The fear of man has been thought by some persons to be a very good and salutary thing. Instead of bringing a snare, they think that it is the means of preventing much sin among mankind. Now I do not doubt that some are hindered by the fear of man from committing great crimes and open acts of wrong, but the utmost that the fear of man can do is to confer a very doubtful benefit. Try it in your own house among your own children.
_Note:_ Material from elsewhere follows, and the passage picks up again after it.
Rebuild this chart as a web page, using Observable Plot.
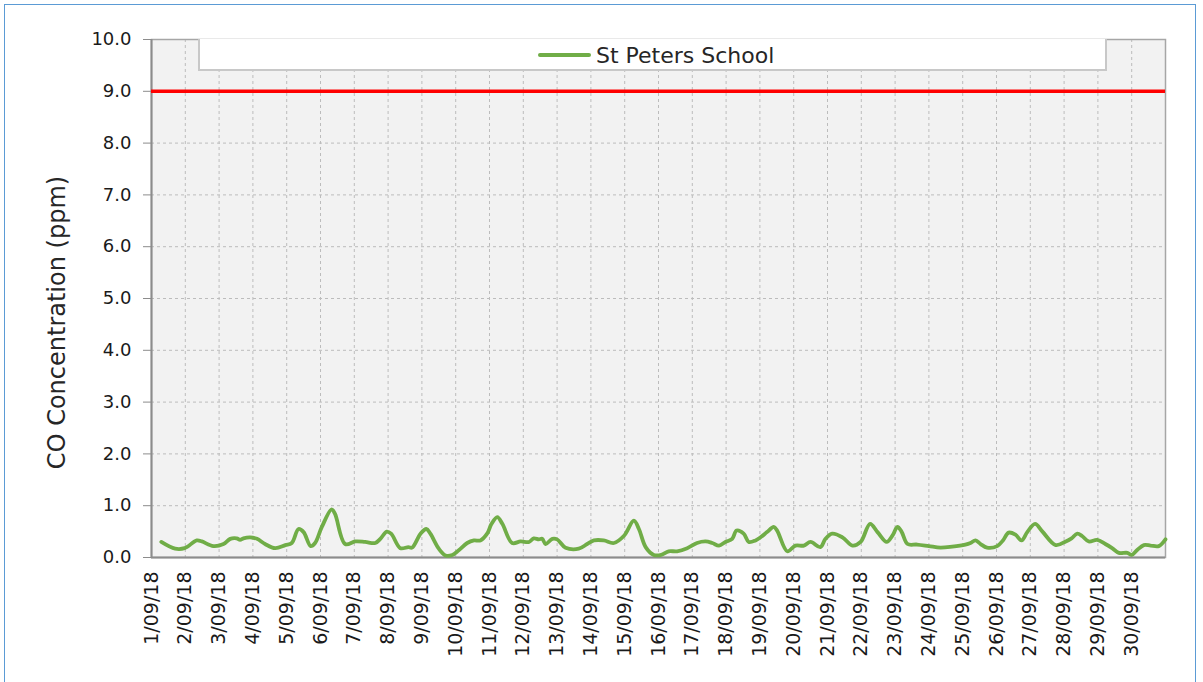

If your children are kept from wrong-doing only by the fear of you--if they only do that which they are bidden to do because they are afraid to do otherwise--you will have a very poor form of
obedience; and you will have at the same time an abundant crop of deceit springing up; for when your child has done wrong his fear of punishment will drive him to a falsehood, and perhaps lead him from one falsehood to another, and falsehoods may become so common with him that at last it shall be as natural to him to tell a lie as to speak the
truth; and I think every parent must know that all the faults a child can commit, if put into the scale together, are not equal in
criminality and in injury to his spiritual constitution to a lie. The power to tell a lie is one of the most hideous powers to which man can attain, and some children are kept in such a state of terror that they naturally learn to do it. It is supposed too that servants cannot be managed without being kept in a state of fear. Yet you all know what an eye-server is. If there is no right principle in servants, they are worth nothing. Those who will only work because the eye of the master or mistress is upon them are of very little value. You only teach them habits of deceit if they live in constant fear of you. This experiment has been tried on a large scale. Laws have been made with the severe penalties for their violation, yet men seemed as if they transgressed all the more. In prison, the sternest forms of discipline have been tried, yet the prisoner has come out determined to sin again; certainly there has been no beneficial change produced in him by fear.